Of course, this is probably only the most blatant of the many attempts by Christian fundamentalists to save this godless country through its stomach. Haven't you ever wondered what's up with the bacon craze? The bacon martini.... Bacon bath salts....Chocolate cup cakes with bacon cream-cheese frosting....It's not just American excess. Pork has been identified with the Christian religion for centuries. As Jessica says in The Merchant of Venice, "in converting Jews to Christians, you raise the price of pork." Think--who are you if you're eating pork? You're not a practicing Muslim. You're not a strictly observant Jew. You're not a tofu-eating soy-drinking godless liberal. And what embodies the essence of pork more than bacon?

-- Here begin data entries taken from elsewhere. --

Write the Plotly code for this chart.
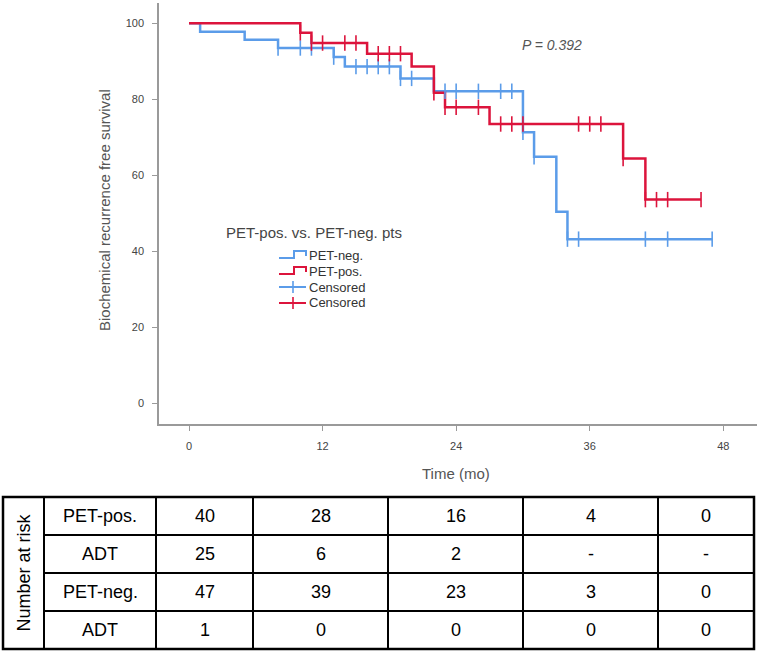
import plotly.graph_objects as go

# ---------------- data ----------------
# Kaplan-Meier step curves (time in months, survival %)
neg_time = [0, 1, 5, 8, 13, 14, 19, 22, 30, 31, 33, 34, 47]
neg_surv = [100, 97.8, 95.7, 93.5, 91.1, 88.6, 85.5, 82.1, 71.3, 64.9, 50.4, 43.2, 43.2]
neg_cens_time = [8, 10, 11, 13, 15, 16, 17, 18, 19, 20, 23, 24, 26, 28, 29, 30, 31, 34, 35, 41, 43, 47]
neg_cens_surv = [93.5, 93.5, 93.5, 91.1, 88.6, 88.6, 88.6, 88.6, 85.5, 85.5, 82.1, 82.1, 82.1, 82.1, 82.1,
                 71.3, 64.9, 43.2, 43.2, 43.2, 43.2, 43.2]

pos_time = [0, 10, 11, 16, 20, 22, 23, 27, 39, 41, 46]
pos_surv = [100, 97.5, 94.8, 92.0, 88.6, 81.7, 77.9, 73.5, 64.4, 53.6, 53.6]
pos_cens_time = [10, 11, 12, 14, 15, 17, 18, 19, 22, 23, 24, 26, 28, 29, 30, 35, 36, 37, 39, 41, 42, 43, 46]
pos_cens_surv = [97.5, 94.8, 94.8, 94.8, 94.8, 92.0, 92.0, 92.0, 81.7, 77.9, 77.9, 77.9,
                 73.5, 73.5, 73.5, 73.5, 73.5, 73.5, 64.4, 53.6, 53.6, 53.6, 53.6]

x_ticks = [0, 12, 24, 36, 48]
y_ticks = [0, 20, 40, 60, 80, 100]

legend_title = "PET-pos. vs. PET-neg. pts"
legend_labels = ["PET-neg.", "PET-pos.", "Censored", "Censored"]
p_text = "P = 0.392"

risk_title = "Number at risk"
risk_rows = ["PET-pos.", "ADT", "PET-neg.", "ADT"]
risk_pos = ["40", "28", "16", "4", "0"]
risk_pos_adt = ["25", "6", "2", "-", "-"]
risk_neg = ["47", "39", "23", "3", "0"]
risk_neg_adt = ["1", "0", "0", "0", "0"]
risk_values = [risk_pos, risk_pos_adt, risk_neg, risk_neg_adt]

# ---------------- styling ----------------
BLUE = "#5b9ce9"
RED = "#dc143c"
AXIS = "#9a9a9a"
TXT = "#444444"
W, H = 757, 653
L, R, T, B = 159, 757, 3, 424  # plot area in pixels


def px(x):
    return (x - L) / (R - L)


def py(y):
    return (B - y) / (B - T)


fig = go.Figure()

fig.add_trace(go.Scatter(x=neg_time, y=neg_surv, mode="lines", line=dict(color=BLUE, width=2.5, shape="hv"),
                         showlegend=False, hoverinfo="skip"))
fig.add_trace(go.Scatter(x=pos_time, y=pos_surv, mode="lines", line=dict(color=RED, width=2.5, shape="hv"),
                         showlegend=False, hoverinfo="skip"))
fig.add_trace(go.Scatter(x=neg_cens_time, y=neg_cens_surv, mode="markers",
                         marker=dict(symbol="line-ns-open", size=11, color=BLUE, line=dict(color=BLUE, width=1.6)),
                         showlegend=False, hoverinfo="skip"))
fig.add_trace(go.Scatter(x=pos_cens_time, y=pos_cens_surv, mode="markers",
                         marker=dict(symbol="line-ns-open", size=11, color=RED, line=dict(color=RED, width=1.6)),
                         showlegend=False, hoverinfo="skip"))

shapes = []
annotations = []

# P value
annotations.append(dict(x=px(552), y=py(45), xref="paper", yref="paper", text="<i>" + p_text + "</i>",
                        showarrow=False, font=dict(family="Liberation Sans, Arial", size=14, color="#555555"),
                        xanchor="center", yanchor="middle"))

# custom legend
annotations.append(dict(x=px(224), y=py(232), xref="paper", yref="paper", text=legend_title, showarrow=False,
                        font=dict(family="Liberation Sans, Arial", size=15, color=TXT),
                        xanchor="left", yanchor="middle"))
leg_y = [255, 271, 287, 303]
leg_col = [BLUE, RED, BLUE, RED]
for i, (lab, col, yy) in enumerate(zip(legend_labels, leg_col, leg_y)):
    annotations.append(dict(x=px(307), y=py(yy), xref="paper", yref="paper", text=lab, showarrow=False,
                            font=dict(family="Liberation Sans, Arial", size=13, color="#333333"),
                            xanchor="left", yanchor="middle"))
    if i < 2:
        pts = [(279, yy + 3), (294, yy + 3), (294, yy - 4), (306, yy - 4), (306, yy + 1)]
        path = "M " + " L ".join(f"{px(a):.5f},{py(b):.5f}" for a, b in pts)
        shapes.append(dict(type="path", xref="paper", yref="paper", path=path,
                           line=dict(color=col, width=2)))
    else:
        shapes.append(dict(type="line", xref="paper", yref="paper", x0=px(279), x1=px(306), y0=py(yy), y1=py(yy),
                           line=dict(color=col, width=2)))
        shapes.append(dict(type="line", xref="paper", yref="paper", x0=px(293), x1=px(293), y0=py(yy - 6),
                           y1=py(yy + 6), line=dict(color=col, width=1.6)))

# axis titles
annotations.append(dict(x=px(104), y=py(210), xref="paper", yref="paper", text="Biochemical recurrence free survival",
                        textangle=-90, showarrow=False,
                        font=dict(family="Liberation Sans, Arial", size=15, color="#555555"),
                        xanchor="center", yanchor="middle"))
annotations.append(dict(x=px(456), y=py(473), xref="paper", yref="paper", text="Time (mo)", showarrow=False,
                        font=dict(family="Liberation Sans, Arial", size=15, color="#555555"),
                        xanchor="center", yanchor="middle"))

# ---------------- number at risk table ----------------
col_x = [3, 44, 156, 253, 388, 523, 658, 754]
row_y = [497, 535, 573, 611, 649]
tfont = dict(family="Liberation Sans, Arial", size=18, color="#000000")

# outer border
shapes.append(dict(type="rect", xref="paper", yref="paper", x0=px(col_x[0]), x1=px(col_x[-1]),
                   y0=py(row_y[0]), y1=py(row_y[-1]), line=dict(color="#000000", width=2.5)))
for cx in col_x[1:-1]:
    shapes.append(dict(type="line", xref="paper", yref="paper", x0=px(cx), x1=px(cx), y0=py(row_y[0]),
                       y1=py(row_y[-1]), line=dict(color="#000000", width=2)))
for ry in row_y[1:-1]:
    shapes.append(dict(type="line", xref="paper", yref="paper", x0=px(col_x[1]), x1=px(col_x[-1]), y0=py(ry),
                       y1=py(ry), line=dict(color="#000000", width=2)))

annotations.append(dict(x=px((col_x[0] + col_x[1]) / 2), y=py((row_y[0] + row_y[-1]) / 2), xref="paper",
                        yref="paper", text=risk_title, textangle=-90, showarrow=False,
                        font=dict(family="Liberation Sans, Arial", size=18, color="#000000"),
                        xanchor="center", yanchor="middle"))
for r, (lab, vals) in enumerate(zip(risk_rows, risk_values)):
    cy = (row_y[r] + row_y[r + 1]) / 2
    annotations.append(dict(x=px((col_x[1] + col_x[2]) / 2), y=py(cy), xref="paper", yref="paper", text=lab,
                            showarrow=False, font=tfont, xanchor="center", yanchor="middle"))
    for c, v in enumerate(vals):
        cx = (col_x[c + 2] + col_x[c + 3]) / 2
        annotations.append(dict(x=px(cx), y=py(cy), xref="paper", yref="paper", text=v,
                                showarrow=False, font=tfont, xanchor="center", yanchor="middle"))

tickfont = dict(family="Liberation Sans, Arial", size=11, color="#444444")
x_lo = (L - 189) / ((723.3 - 189) / 48)
x_hi = (R - 189) / ((723.3 - 189) / 48)
y_lo = -(B - 403.3) / 3.8
y_hi = (403.3 - T) / 3.8

fig.update_layout(
    width=W, height=H,
    margin=dict(l=L, r=W - R, t=T, b=H - B),
    paper_bgcolor="white", plot_bgcolor="white",
    showlegend=False,
    xaxis=dict(range=[x_lo, x_hi], tickvals=x_ticks, ticktext=[str(v) for v in x_ticks],
               showgrid=False, zeroline=False, showline=True, linecolor=AXIS, linewidth=1.5,
               ticks="outside", ticklen=5, tickcolor=AXIS, tickwidth=1, tickfont=tickfont,
               ticklabelstandoff=6),
    yaxis=dict(range=[y_lo, y_hi], tickvals=y_ticks, ticktext=[str(v) for v in y_ticks],
               showgrid=False, zeroline=False, showline=True, linecolor=AXIS, linewidth=1.5,
               ticks="outside", ticklen=5, tickcolor=AXIS, tickwidth=1, tickfont=tickfont,
               ticklabelstandoff=6),
    shapes=shapes,
    annotations=annotations,
)

fig.write_html("out.html", config={"displayModeBar": False},
               post_script="document.body.style.margin='0px';document.body.style.overflow='hidden';")
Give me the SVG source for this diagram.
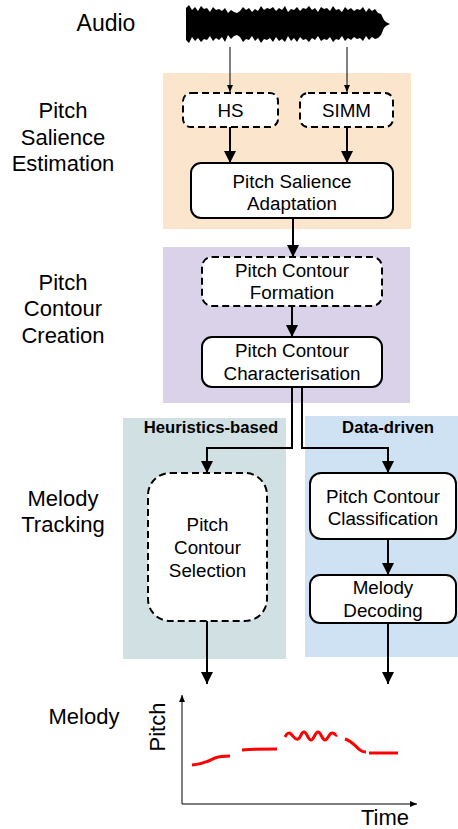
<svg xmlns="http://www.w3.org/2000/svg" width="458" height="829" viewBox="0 0 458 829">
<defs>
<style>
.lbl{font-family:"Liberation Sans",Arial,sans-serif;font-size:22px;fill:#000;text-anchor:middle}
.bt{font-family:"Liberation Sans",Arial,sans-serif;font-size:18.8px;fill:#000;text-anchor:middle}
.hd{font-family:"Liberation Sans",Arial,sans-serif;font-size:16.7px;font-weight:bold;fill:#000;text-anchor:middle}
.box{fill:#fff;stroke:#000;stroke-width:2}
.dash{stroke-dasharray:7 4}
.thick{fill:none;stroke:#000;stroke-width:2;marker-end:url(#ah)}
.thin{fill:none;stroke:#000;stroke-width:1;marker-end:url(#as)}
.red{fill:none;stroke:#f00;stroke-width:3;stroke-linecap:butt}
</style>
<marker id="ah" markerUnits="userSpaceOnUse" markerWidth="12" markerHeight="14" refX="12" refY="6" orient="auto">
<path d="M0,0 L12,6 L0,12 z" fill="#000"/>
</marker>
<marker id="as" markerUnits="userSpaceOnUse" markerWidth="8" markerHeight="8" refX="7" refY="3" orient="auto">
<path d="M0,0 L7,3 L0,6 z" fill="#000"/>
</marker>
</defs>
<rect width="458" height="829" fill="#fff"/>

<g id="panels">
<rect x="163" y="73" width="248" height="156" fill="#fce5cd"/>
<rect x="163" y="247" width="247" height="156" fill="#d9d2e9"/>
<rect x="123" y="418" width="163" height="241" fill="#d0e0e3"/>
<rect x="305" y="416" width="153" height="241" fill="#cfe2f3"/>
<text class="hd" x="211" y="433">Heuristics-based</text>
<text class="hd" x="388" y="433">Data-driven</text>
</g>

<g id="labels">
<text class="lbl" x="106" y="31" style="font-size:23px">Audio</text>
<text class="lbl" x="63" y="118">Pitch</text>
<text class="lbl" x="63" y="145">Salience</text>
<text class="lbl" x="63" y="171">Estimation</text>
<text class="lbl" x="63" y="290">Pitch</text>
<text class="lbl" x="63" y="316">Contour</text>
<text class="lbl" x="63" y="343">Creation</text>
<text class="lbl" x="63" y="506">Melody</text>
<text class="lbl" x="63" y="532">Tracking</text>
<text class="lbl" x="84" y="724">Melody</text>
</g>

<g id="audio">
<path fill="#000" d="M186,8 L189,5 L192,10 L195,7 L198,11 L201,6 L204,9 L207,8 L210,12 L213,7 L216,10 L219,9 L222,11 L225,8 L228,13 L231,10 L234,12 L237,13 L240,11 L243,7 L246,10 L249,8 L252,12 L255,9 L258,11 L261,6 L264,10 L267,8 L270,9 L273,7 L276,11 L279,8 L282,10 L285,6 L288,12 L291,9 L294,10 L297,7 L300,11 L303,8 L306,9 L309,6 L312,10 L315,8 L318,12 L321,7 L324,9 L327,8 L330,11 L333,6 L336,10 L339,9 L342,12 L345,7 L348,10 L351,8 L354,11 L357,9 L360,10 L363,7 L366,12 L369,8 L372,11 L375,9 L378,13 L381,14 L384,20 L386,22 L390,24 L386,26 L384,28 L381,35 L378,38 L375,39 L372,37 L369,40 L366,36 L363,41 L360,38 L357,39 L354,37 L351,40 L348,38 L345,41 L342,36 L339,40 L336,39 L333,42 L330,37 L327,40 L324,39 L321,41 L318,36 L315,40 L312,38 L309,42 L306,39 L303,40 L300,37 L297,42 L294,38 L291,41 L288,36 L285,42 L282,39 L279,41 L276,37 L273,42 L270,38 L267,40 L264,39 L261,43 L258,38 L255,41 L252,36 L249,40 L246,39 L243,42 L240,37 L237,35 L234,36 L231,39 L228,35 L225,42 L222,37 L219,40 L216,38 L213,41 L210,36 L207,40 L204,39 L201,42 L198,38 L195,41 L192,37 L189,43 L186,40 z"/>
</g>

<g id="hs"><rect class="box dash" x="183" y="93" width="95" height="34" rx="8"/><text class="bt" x="230.5" y="117">HS</text></g>
<g id="simm"><rect class="box dash" x="300" y="93" width="93" height="34" rx="8"/><text class="bt" x="346.5" y="117">SIMM</text></g>
<g id="psa"><rect class="box" x="191" y="163" width="202" height="55" rx="10"/><text class="bt" x="292" y="188">Pitch Salience</text><text class="bt" x="292" y="210">Adaptation</text></g>
<g id="pcf"><rect class="box dash" x="202" y="257" width="180" height="49" rx="10"/><text class="bt" x="292" y="277">Pitch Contour</text><text class="bt" x="292" y="299">Formation</text></g>
<g id="pcc"><rect class="box" x="202" y="337" width="180" height="50" rx="10"/><text class="bt" x="292" y="357">Pitch Contour</text><text class="bt" x="292" y="380">Characterisation</text></g>
<g id="pcs"><rect class="box dash" x="148" y="473" width="119" height="148" rx="22"/><text class="bt" x="207.5" y="531">Pitch</text><text class="bt" x="207.5" y="554">Contour</text><text class="bt" x="207.5" y="577">Selection</text></g>
<g id="pccl"><rect class="box" x="310" y="473" width="146" height="66" rx="11"/><text class="bt" x="383" y="503">Pitch Contour</text><text class="bt" x="383" y="525">Classification</text></g>
<g id="md"><rect class="box" x="310" y="575" width="146" height="48" rx="10"/><text class="bt" x="383" y="594">Melody</text><text class="bt" x="383" y="617">Decoding</text></g>

<g id="connectors">
<path class="thin" d="M230,47 V92"/>
<path class="thin" d="M347,47 V92"/>
<path class="thick" d="M230,127 V163"/>
<path class="thick" d="M347,127 V163"/>
<path class="thick" d="M293,218 V257"/>
<path class="thick" d="M292,306 V337"/>
<path class="thick" d="M292,387 V448 H207 V473"/>
<path class="thick" d="M302,387 V448 H388 V473"/>
<path class="thick" d="M388,539 V575"/>
<path class="thick" d="M207,621 V684"/>
<path class="thick" d="M388,623 V684"/>
</g>

<g id="melody-plot">
<path class="thin" d="M182,804 V695"/>
<path class="thin" d="M182,804 H417"/>
<text class="lbl" transform="translate(165,727) rotate(-90)">Pitch</text>
<text class="lbl" x="385" y="825">Time</text>
<path class="red" d="M192,765 C205,764 210,760 215,758 C220,756 225,756 230,756"/>
<path class="red" d="M242,750 C255,749 265,749 277,749"/>
<path class="red" d="M285,737 C287,733 289,732 291,734 C294,737 295,740 298,739 C301,738 301,732 304,732 C307,732 308,740 311,740 C314,740 315,732 318,732 C321,732 322,740 325,740 C328,740 329,733 332,733 C335,733 336,736 337,735"/>
<path class="red" d="M345,739 C352,741 356,747 360,750 C362,752 364,752 366,752"/>
<path class="red" d="M369,753 H398"/>
</g>
</svg>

And do you think it's any accident that the most famous example of bacon excess is the product of Republican-owned Wendy's? If you're still skeptical, I remind you that the baconator was introduced as part of Wendy's CEO Kerrii Anderson's "back-to-basics" campaign for the company. "Back-to-basics" is an ideologically laden phrase: it was the name of the Tory party's 1994 moral crusade in the UK, and is the beginning of the title of a noted book about the Republican party.

Yes. There's no doubt: bacon consumption is some public-yet-secret celebration of Republican/fundamentalist Christian values. And once you've been lured over to some bacon fest by the thick, salty** smell of sizzling pork fat....there's no turning back.

*Or at least the New Testament part.
**And that's Christian salt, dammit.